(Here's a closeup of what the barbed wire fence did to Hoogerland.)
This is the second time a driver in the caravan has taken out a rider. The first was the moto that took out Sorensen the other day. They say that one is a coincidence and two is suspicious, well I'd say two in a week is outright negligence.
The first time it happened Pescheux apologized but said there weren't too many motos. Shortly thereafter the teams complained and ASO agreed to remove some of the motos, for next year.
Then, yesterday's accident occurs and there are of course more apologies by the ASO and Pescheux. They kick the car out of the race but again don't address the issue--other than the minus 1 car/moto--there are too many vehicles in the race.
Take a look at this screenshot from the finish on Super Besse
I count at least 14 motos in that shot alone. That's not counting the ones that are already up the road or behind the caravan.
This issue isn't something new. Gerard Vroomen has written about the issue repeatedly but his words and those of others have fallen on deaf ears. Yesterday's accident could have ended the careers of Flecha and Hoogerland and the most we get out of the ASO is lip service.
On top of this, you have the UCI attacking teams via the selective enforcement of rules. First, it was the saddle rule which it only began enforcing at the biggest TT event in the sport, the Tour TTT. (The teams have since protested this rule.)

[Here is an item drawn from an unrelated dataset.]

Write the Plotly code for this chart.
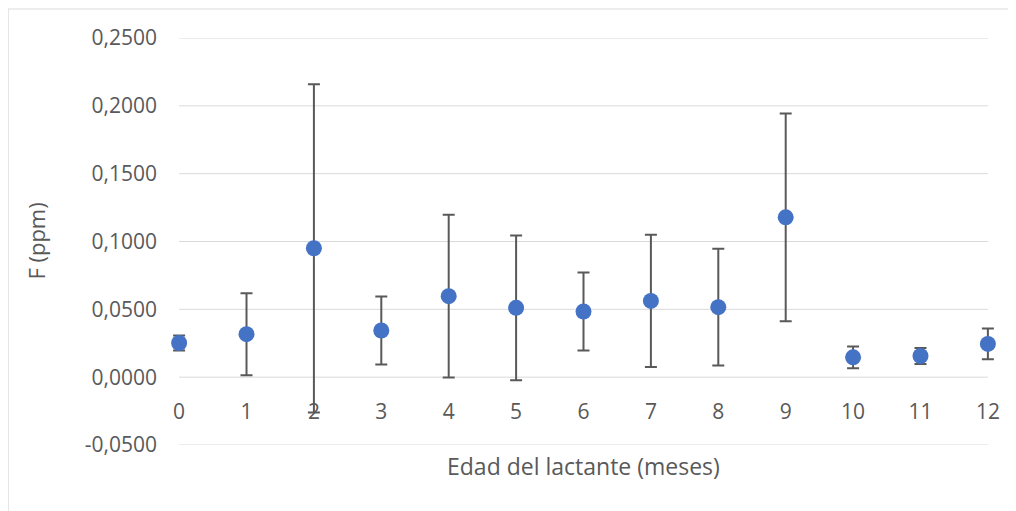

Then, the UCI begins enforcing another rule concerning bottle exchanges. Brian Holm, DS of HTC, was punished for this and didn't even have a clue he'd done anything wrong until his team car was relegated to the back of the pack. His car would have been 7th in the caravan, based on GC standings. Holm's comments show how dictatorial the enforcement is. He won't even comment on the lunacy of the rule, only stating the commissaires have to be respected.
That's all without even mentioning Pescheux's repeated fails (this year is only a small portion) at officiating the Tour. His relegation of Thor and Hushovd was the equivalent of a play review in which the official still makes the wrong call.
Can you imagine watching the World Series or the NBA finals and seeing one of the riders taken out by a car, or let's say a fan? Then, the officials come out and measure the shoes of the athletes and make them change into sandals, a blow to players and equipment sponsors.
Let's go a step further and say the teams get a bit upset by this insanity so they walk out of a team meeting. Then, the NBA coins some conspiracy theory about a breakaway league and increases the teams' fees so as to deter the imagined breakaway league.
Cycling has its share of problems, but it's clear after the first half of the Tour that most of them start and end with the governing officials, not the riders.